Rich Hills proclaims himself "certainly an anti-intellectual." Undoubtedly this is in part a function of my current mood, but though deliberate obscurity can be very annoying (and quite bad things), whatever tendency (certain classes of?) intellectuals have towards that sin is far, far, far outstripped by the anti-intellectual "I don't need this 'knowledge' crap to know that someone's argument is [racist, sexist, anti-American, anti-family, stupid]" trope. The people who will make bold pronouncements about what a person says or means -- not only without a gesture towards actually reading them, but with a smug assertion that they don't need to -- represent potentially the most aggravating sin in America's public discourse.
It takes the convoluted abstractions of a Carl Schmitt or a Heidegger to offer apologetics for Hitler; a Sartre, to temporize about Stalin; a Foucault, to defend Khomeini. it doesn't. All three found plenty of sustenance in the more mundane "anti-intellectual" defenses and support of their cohorts.

Computer Died Again

This time I was there when I watched it slowly sputter and freeze. I restart, and nothing but a gaping, black void (empty screen). Time to bring more pleas, prayers, and a burnt offering to the SCIC...

God I Hate Misbehaving Two Year Olds

Look at this one! He had the temerity to immigrate from Armenia to America (the article doesn't make it clear if he was legal and his visa lapsed, or originally illegal). Sixteen years later he has virtually no knowledge of his "home" country -- but did become valedictorian of his high school class.

I agree -- the only proper response is to deport him. If you don't crack down on toddler misbehavior, they'll never learn. And if there's one thing America needs less of, it's really smart people.

Pet Peeve

Articles that are stapled incorrectly. Staples in the upper right corner of an article are only appropriate if the article is in Hebrew. This article is not in Hebrew. Angering.

Bahrain Appoints Jewish Ambassador

This is kind of neat. And apparently there are rumors it might presage the establishment of diplomatic relations between Israel and Bahrain. Which also would be kind of neat.

Beach Week

The Washington Post takes on a DC high school tradition: high schoolers who take to the Delaware beaches en masse after graduation to, er, celebrate for a week.

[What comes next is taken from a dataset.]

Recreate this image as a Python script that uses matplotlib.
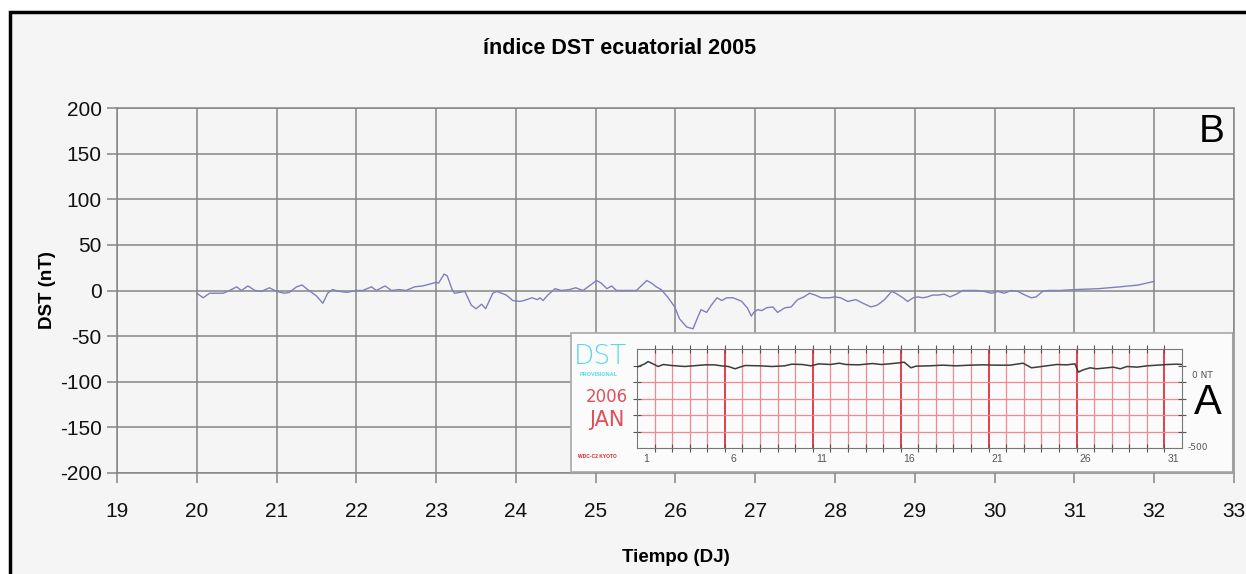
import matplotlib
matplotlib.use("Agg")
import matplotlib.pyplot as plt
from matplotlib.patches import Rectangle

plt.rcParams['font.family'] = ['Liberation Sans', 'DejaVu Sans']
plt.rcParams['axes.unicode_minus'] = False

# DST ecuatorial 2005 (B)
main_days = [20.0, 20.08, 20.16, 20.33, 20.41, 20.5, 20.56, 20.64, 20.73, 20.81,
             20.91, 21.0, 21.1, 21.16, 21.25, 21.32, 21.39, 21.5, 21.58, 21.64,
             21.7, 21.79, 21.88, 22.0, 22.08, 22.19, 22.25, 22.36, 22.44, 22.54,
             22.62, 22.73, 22.83, 22.92, 23.0, 23.03, 23.1, 23.14, 23.2, 23.23,
             23.36, 23.44, 23.5, 23.57, 23.62, 23.71, 23.76, 23.88, 23.96, 24.05,
             24.1, 24.2, 24.27, 24.3, 24.34, 24.4, 24.49, 24.57, 24.67, 24.75,
             24.84, 24.92, 25.01, 25.07, 25.14, 25.2, 25.26, 25.51, 25.57, 25.64,
             25.7, 25.76, 25.82, 25.9, 25.99, 26.05, 26.14, 26.22, 26.28, 26.32,
             26.39, 26.45, 26.52, 26.58, 26.64, 26.72, 26.78, 26.83, 26.9, 26.95,
             26.98, 27.03, 27.08, 27.14, 27.22, 27.28, 27.37, 27.45, 27.53, 27.61,
             27.68, 27.75, 27.83, 27.93, 27.99, 28.07, 28.16, 28.26, 28.35, 28.45,
             28.53, 28.62, 28.71, 28.76, 28.85, 28.91, 28.98, 29.04, 29.1, 29.16,
             29.22, 29.29, 29.37, 29.44, 29.52, 29.6, 29.66, 29.77, 29.87, 29.96,
             30.04, 30.12, 30.21, 30.29, 30.38, 30.46, 30.52, 30.6, 30.68, 30.82,
             31.0, 31.3, 31.57, 31.8, 31.9, 32.0]
main_dst = [-3, -8, -3, -3, 0, 4, 0, 5, 0, -1,
            3, -1, -3, -2, 4, 6, 1, -6, -14, -3,
            1, -1, -2, 0, 0, 4, 0, 5, 0, 1,
            0, 4, 5, 7, 9, 8, 18, 16, 1, -3,
            -1, -16, -20, -15, -20, -3, -1, -5, -11, -12,
            -11, -8, -10, -8, -11, -5, 2, 0, 1, 3,
            0, 5, 11, 8, 2, 5, 0, 0, 5, 11,
            8, 4, 1, -7, -18, -31, -40, -42, -29, -21,
            -24, -16, -8, -11, -8, -8, -10, -12, -19, -28,
            -24, -21, -22, -19, -18, -24, -19, -18, -10, -7,
            -3, -5, -8, -8, -7, -8, -12, -10, -14, -18,
            -16, -10, -1, -3, -8, -12, -8, -7, -8, -7,
            -5, -5, -4, -7, -4, 0, 0, 0, -1, -3,
            -1, -3, 0, -1, -5, -8, -7, -1, 0, 0,
            1, 2, 4, 6, 8, 10]

# DST provisional enero 2006 (A)
inset_days = [1.0, 1.44, 1.63, 1.91, 2.2, 2.5, 2.96, 3.72, 4.2, 4.87,
              5.4, 5.8, 6.2, 6.58, 6.85, 7.15, 8.0, 8.68, 9.4, 9.8,
              10.4, 10.9, 11.34, 12.0, 12.5, 12.9, 13.6, 14.4, 14.9, 15.34,
              15.91, 16.2, 16.58, 16.87, 17.63, 18.39, 19.15, 19.91, 20.67, 21.44,
              22.2, 22.96, 23.44, 23.73, 24.3, 24.87, 25.44, 25.91, 26.1, 26.39,
              26.77, 27.15, 27.53, 28.1, 28.49, 28.87, 29.44, 30.01, 30.58, 31.15,
              31.7, 32.0]
inset_dst = [-10, 10, 24, 10, -6, 6, 0, -6, -2, 4,
             4, -2, -6, -20, -10, 0, -2, -6, -2, 8,
             6, -2, 10, 6, 14, 6, 4, 12, 6, 10,
             16, 20, -14, -4, -2, 2, -2, 2, 4, 2,
             2, 14, -14, -10, -2, 6, 4, 10, -40, -26,
             -14, -20, -16, -10, -20, -6, -10, -2, 2, 6,
             8, 6]
inset_labels = ['1', '6', '11', '16', '21', '26', '31']

W, H = 1246, 574
fig = plt.figure(figsize=(W / 100, H / 100), dpi=100)
fig.patch.set_facecolor('white')

# marco del gráfico (se sale por la derecha y por abajo)
fig.patches.append(Rectangle((10 / W, -0.1), 1.2, 1 - 12 / H + 0.1,
                             transform=fig.transFigure, facecolor='#f5f5f5',
                             edgecolor='black', linewidth=2.5, zorder=-10))

ax = fig.add_axes([117 / W, 1 - 473 / H, 1117 / W, 365 / H])
ax.set_facecolor('none')
ax.plot(main_days, main_dst, color='#7f7fbf', linewidth=1.0, zorder=3)
ax.set_xlim(19, 33)
ax.set_ylim(-200, 200)
ax.set_xticks(range(19, 34))
ax.set_yticks(range(-200, 201, 50))
ax.grid(True, color='#858585', linewidth=1.1)
for s in ax.spines.values():
    s.set_color('#858585')
    s.set_linewidth(1.1)
ax.tick_params(direction='out', length=7, color='#858585', width=1.1,
               labelsize=15, labelcolor='#111111')
ax.tick_params(axis='x', pad=14)
ax.tick_params(axis='y', pad=4)
ax.set_xlabel('Tiempo (DJ)', fontsize=13.5, fontweight='bold', labelpad=20)
ax.set_ylabel('DST (nT)', fontsize=13.5, fontweight='bold', labelpad=3)
fig.text(620 / W, 1 - 49 / H, 'índice DST ecuatorial 2005', ha='center', va='center',
         fontsize=15.5, fontweight='bold')
ax.text(0.992, 0.935, 'B', transform=ax.transAxes, ha='right', va='center',
        fontsize=28, color='black')

# recuadro A
box_l, box_b = 571 / W, 1 - 472 / H
box_w, box_h = 662 / W, 139 / H
fig.patches.append(Rectangle((box_l, box_b), box_w, box_h, transform=fig.transFigure,
                             facecolor='#fbfbfb', edgecolor='#a8a8a8',
                             linewidth=1.2, zorder=5))
fig.lines.append(plt.Line2D([box_l + box_w, box_l + box_w], [box_b, box_b + box_h],
                            transform=fig.transFigure, color='#a0a0a0',
                            linewidth=2.2, zorder=6))

ins = fig.add_axes([637 / W, 1 - 448 / H, 545 / W, 99 / H], zorder=7)
ins.set_facecolor('#fbfbfb')
ins.set_xlim(1, 32)
ins.set_ylim(-500, 100)
for d in range(2, 32):
    thick = (d - 1) % 5 == 0
    ins.axvline(d, color='#e0303a' if thick else '#f08a90',
                linewidth=1.3 if thick else 0.9, zorder=1)
for v in range(-400, 0, 100):
    ins.axhline(v, color='#f08a90', linewidth=0.9, zorder=1)
ins.plot(inset_days, inset_dst, color='#3c3c3c', linewidth=1.1, zorder=3)
ins.set_xticks(range(2, 32))
ins.set_xticklabels([])
ins.set_xticks([d + 0.5 for d in range(1, 32, 5)], labels=inset_labels, minor=True)
ins.tick_params(axis='x', which='major', direction='inout', length=6, color='#555555',
                top=True, bottom=True, width=0.8)
ins.tick_params(axis='x', which='minor', length=0, labelsize=7.5, labelcolor='#555555',
                pad=4)
ins.set_yticks(range(-400, 1, 100))
ins.set_yticklabels([])
ins.tick_params(axis='y', direction='inout', length=6, color='#555555', left=True,
                right=True, width=0.8)
for s in ins.spines.values():
    s.set_color('#777777')
    s.set_linewidth(0.8)
ins.text(1.018, 0.73, '0 NT', transform=ins.transAxes, fontsize=6.5, color='#555555',
         va='center', family='DejaVu Sans')
ins.text(1.01, 0.01, '-500', transform=ins.transAxes, fontsize=6.5, color='#555555',
         va='center', family='DejaVu Sans')

fig.text(600 / W, 1 - 356 / H, 'DST', ha='center', va='center', fontsize=19,
         color='#56d8e6', family='DejaVu Sans', fontweight='light', zorder=8)
fig.text(599 / W, 1 - 374 / H, 'PROVISIONAL', ha='center', va='center', fontsize=4,
         color='#56d8e6', fontweight='bold', zorder=8)
fig.text(607 / W, 1 - 397 / H, '2006', ha='center', va='center', fontsize=12,
         color='#e0505a', family='DejaVu Sans', zorder=8)
fig.text(607 / W, 1 - 420 / H, 'JAN', ha='center', va='center', fontsize=15,
         color='#e0505a', family='DejaVu Sans', zorder=8)
fig.text(597 / W, 1 - 457 / H, 'WDC-C2 KYOTO', ha='center', va='center', fontsize=3.5,
         color='#e02020', fontweight='bold', zorder=8)
fig.text(1208 / W, 1 - 403 / H, 'A', ha='center', va='center', fontsize=30,
         color='black', zorder=8)

fig.savefig('out.png', dpi=100, facecolor=fig.get_facecolor())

Despite not being a drinker myself (indeed, about 20 of my friends and I decided to go to the Outer Banks for beach week instead, for a quieter atmosphere), I don't really get worked up about it or think it is the scariest thing in the universe. The impetus to respond to it as if it were a menace to society grates me far more. Here's Rehoboth Beach police chief Keith Banks:
"In one call last year, the parents were upset and crying and telling me I've ruined their child's [future] because they had a college scholarship revoked because of an arrest. I had one parent tell me, 'My child was just drinking beer and didn't even buy it in your town.' I said, 'How did they get the beer?' And the parent said, 'I bought it for them.'

"I ask you: Is that a responsible parent?"

Perhaps not, but it sounds far more like over-policing to me.

Sunday, June 01, 2008

"She started hanging out with white people, and she started smoking meth."

The WaPo has an interesting article up about race relations and the Black community in Utah. The verdict from the Black community there seems to be that folks aren't mean-spirited as much as they are incredibly, incredibly naive. But I have to say, a lot of the things they described (folks randomly tugging on their hair, Katrina victims being frisked as soon as they deplaned) sound like things that require less a sophisticated knowledge of racial dynamics and more just basic awareness of how to treat human beings with dignity. A state senator called a bill a "black baby" and described it as "a dark and ugly thing." When the Black community responded with outrage, he (of course) got defensive:
He complained of being persecuted by a "hate lynch mob" and finally asked, "How do I know what words I'm supposed to use in front of those people?"

Eventually he did apologize.

Anyway, the whole article is good, and hopefully it will really stress to the high heavens the limits of the "I have good intentions" catch-all response to the idea that racism exists.